Friday, April 15, 2011

Going Home Again

There's an old saying that goes, "you can't go home again." Not true. Well, not exactly. Of course, you can go home - to the place you grew up, to see the people who populated your world. I mean, unless your face is on a wanted poster on the wall at the post office, or the city of your birth met with some catastrophic event that wiped it from the map, chances are good that you can return to the physical place where you were born and raised.

The problem is that nothing and no one will be as you remember them. They've changed.

And so have you.

I've just returned from such a trip. My family and I left the warm sunshine of Florida and made the trek into the blustery northeast to see relatives in New Jersey. I needed to go - I hadn't seen my three elderly aunts in years. Two are in their mid-to-upper eighties, the third is ninety-one. My mother's sisters, they still live together in the house in which they were born and lived all their lives.

They are the single exception to the rule and have not changed an iota in the intervening years. Not a wrinkle among them (somehow, I was sadly shorted that familial gene). Their smiles made the trip worthwhile.
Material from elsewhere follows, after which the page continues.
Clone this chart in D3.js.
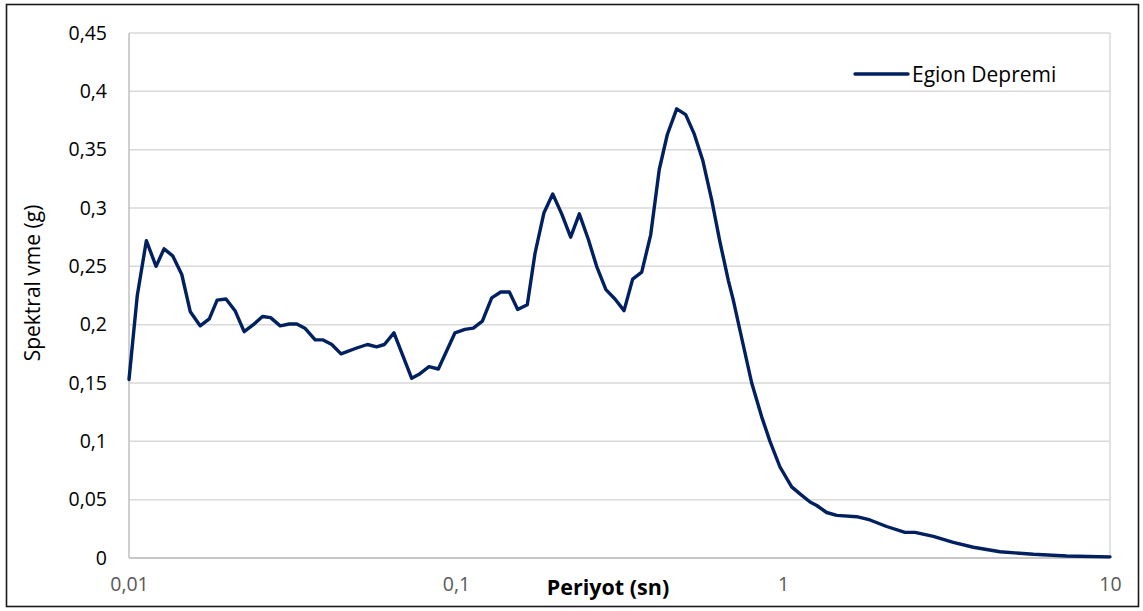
<!DOCTYPE html>
<html>
<head>
<meta charset="utf-8">
<script src="https://cdn.jsdelivr.net/npm/d3@7"></script>
<style>
  html, body { margin: 0; padding: 0; background: #fff; }
  svg { display: block; }
  text { font-family: "Open Sans", "Noto Sans", sans-serif; }
</style>
</head>
<body>
<svg id="chart" width="1143" height="611"></svg>
<script>
const periods = [0.0100,0.0106,0.0113,0.0121,0.0128,0.0136,0.0145,0.0154,0.0165,0.0176,
  0.0186,0.0198,0.0211,0.0225,0.0240,0.0256,0.0271,0.0290,0.0309,0.0326,
  0.0345,0.0371,0.0391,0.0417,0.0445,0.0497,0.0536,0.0572,0.0604,0.0646,
  0.0732,0.0776,0.0827,0.0883,0.0993,0.1065,0.113,0.1204,0.1286,0.137,
  0.1456,0.1544,0.1652,0.1744,0.1858,0.1976,0.2105,0.2242,0.2383,0.254,
  0.2692,0.2874,0.3063,0.3265,0.3469,0.3698,0.3939,0.4184,0.4429,0.4731,
  0.5039,0.5343,0.5682,0.6053,0.6414,0.6804,0.7047,0.7388,0.8023,0.8607,
  0.9124,0.979,1.063,1.127,1.21,1.268,1.36,1.46,1.68,1.845,
  2.075,2.361,2.533,2.883,3.317,3.819,4.609,5.83,7.37,10];
const accel = [0.153,0.225,0.272,0.250,0.265,0.259,0.243,0.211,0.199,0.205,
  0.221,0.222,0.212,0.194,0.200,0.207,0.206,0.199,0.2006,0.2006,
  0.197,0.187,0.187,0.183,0.175,0.180,0.183,0.181,0.183,0.193,
  0.154,0.158,0.164,0.162,0.193,0.196,0.197,0.203,0.223,0.228,
  0.228,0.213,0.217,0.261,0.296,0.312,0.295,0.275,0.295,0.273,
  0.250,0.230,0.222,0.212,0.239,0.245,0.277,0.333,0.363,0.385,
  0.380,0.364,0.341,0.307,0.271,0.238,0.221,0.195,0.150,0.121,
  0.100,0.078,0.061,0.055,0.048,0.045,0.039,0.0365,0.0354,0.0326,
  0.027,0.022,0.022,0.0185,0.0134,0.0092,0.0054,0.0032,0.0017,0.001];
const xTicks = [0.01, 0.1, 1, 10];
const xTickLabels = ["0,01", "0,1", "1", "10"];
const yTicks = [0, 0.05, 0.1, 0.15, 0.2, 0.25, 0.3, 0.35, 0.4, 0.45];
const yTickLabels = ["0", "0,05", "0,1", "0,15", "0,2", "0,25", "0,3", "0,35", "0,4", "0,45"];
const seriesName = "Egion Depremi";
const xTitle = "Periyot (sn)";
const yTitle = "Spektral vme (g)";

const svg = d3.select("#chart");
const plot = { left: 129, right: 1110, top: 33, bottom: 558 };

svg.append("rect").attr("x", 6.5).attr("y", 4.5).attr("width", 1132).attr("height", 602)
  .attr("fill", "#fff").attr("stroke", "#1a1a1a").attr("stroke-width", 1.6);

const x = d3.scaleLog().domain([0.01, 10]).range([plot.left, plot.right]);
const y = d3.scaleLinear().domain([0, 0.45]).range([plot.bottom, plot.top]);

// gridlines
svg.append("g").selectAll("line").data(yTicks).join("line")
  .attr("x1", plot.left).attr("x2", plot.right)
  .attr("y1", d => y(d)).attr("y2", d => y(d))
  .attr("stroke", "#d9d9d9").attr("stroke-width", 1.5);
svg.append("line").attr("x1", plot.left).attr("x2", plot.left).attr("y1", plot.top).attr("y2", plot.bottom)
  .attr("stroke", "#bfbfbf").attr("stroke-width", 1.5);
svg.append("line").attr("x1", plot.right).attr("x2", plot.right).attr("y1", plot.top).attr("y2", plot.bottom)
  .attr("stroke", "#d9d9d9").attr("stroke-width", 1.5);
svg.append("line").attr("x1", plot.left).attr("x2", plot.right).attr("y1", plot.bottom).attr("y2", plot.bottom)
  .attr("stroke", "#bfbfbf").attr("stroke-width", 1.5);

// y axis labels
const yAxis = d3.axisLeft(y).tickValues(yTicks).tickSize(0).tickPadding(22)
  .tickFormat((d, i) => yTickLabels[i]);
const gy = svg.append("g").attr("transform", `translate(${plot.left},0)`).call(yAxis);
gy.select(".domain").remove();
gy.selectAll("text").attr("font-size", 19.5).attr("fill", "#000")
  .style("font-family", '"Open Sans", sans-serif');

// x axis labels
const xAxis = d3.axisBottom(x).tickValues(xTicks).tickSize(0).tickPadding(19)
  .tickFormat((d, i) => xTickLabels[i]);
const gx = svg.append("g").attr("transform", `translate(0,${plot.bottom})`).call(xAxis);
gx.select(".domain").remove();
gx.selectAll("text").attr("font-size", 19.5).attr("fill", "#595959")
  .style("font-family", '"Open Sans", sans-serif');

// line
const data = periods.map((p, i) => ({ p, v: accel[i] }));
const line = d3.line().x(d => x(d.p)).y(d => y(d.v)).curve(d3.curveLinear);
svg.append("path").datum(data).attr("d", line)
  .attr("fill", "none").attr("stroke", "#002060").attr("stroke-width", 3.4)
  .attr("stroke-linejoin", "round").attr("stroke-linecap", "round");

// titles
svg.append("text").attr("x", 608).attr("y", 595).attr("text-anchor", "middle")
  .attr("font-size", 21.5).attr("font-weight", "bold").attr("fill", "#000").text(xTitle);
svg.append("text").attr("transform", `translate(40,283) rotate(-90)`).attr("text-anchor", "middle")
  .attr("font-size", 21).attr("fill", "#000").text(yTitle);

// legend
svg.append("line").attr("x1", 855).attr("x2", 908).attr("y1", 74).attr("y2", 74)
  .attr("stroke", "#002060").attr("stroke-width", 3.4).attr("stroke-linecap", "round");
svg.append("text").attr("x", 912).attr("y", 82).attr("font-size", 21).attr("fill", "#000").text(seriesName);
</script>
</body>
</html>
I cannot say the same about the area in which I grew up. It was an odd feeling, going home again. Have you ever seen the episode of The Twilight Zone where the scientist goes back into the past and changes the future? He didn't change it completely, but just enough to make things...not right. That's what it seemed like to me.

Many things looked the way I remembered them, but strangely different at the same time. In the old neighborhood, many of the homes I remembered were torn down to make way for monstrous Mc-houses. These cookie-cutter mansions were strewn side-by-side among much more venerable, humble homes like gaudy, paste rhinestones set alongside tiny, precious gems. They seemed cold and out-of-place.

Most of the smaller stores and boutiques I remembered, the family-run businesses, were gone, replaced by Walmarts and convenience stores. Oh, there were landmarks aplenty that I remembered, for instance, the three Catholic churches that were the cornerstones of the community in this deeply religious, Old-World Italian neighborhood, but two of the schools were closed, the buildings rented out.

The faces on the street were different, too. Strangers now lived in homes that belonged to people my family knew for generations.

Many of the neighborhood traditions are gone now. I remember that every year on the Feast of St. Ciro, parishioners (most of whom spoke Italian and little English) from our church would march in a mile-long procession that led from the church, through the streets, and back again - many of them walking in their bare feet as a sign of devotion. They carried banners with images of the saint on them, to which people would pin dollar bills. They also carried a litter bearing a statue of the saint through the streets, and a three-piece band would play unrecognizable hymns.

I find it sad to think traditions like this one have disappeared. They were part (along with the people) of what made my hometown what it was - a unique and charming place.

You can go home again, but chances are you'll return just a little sadder.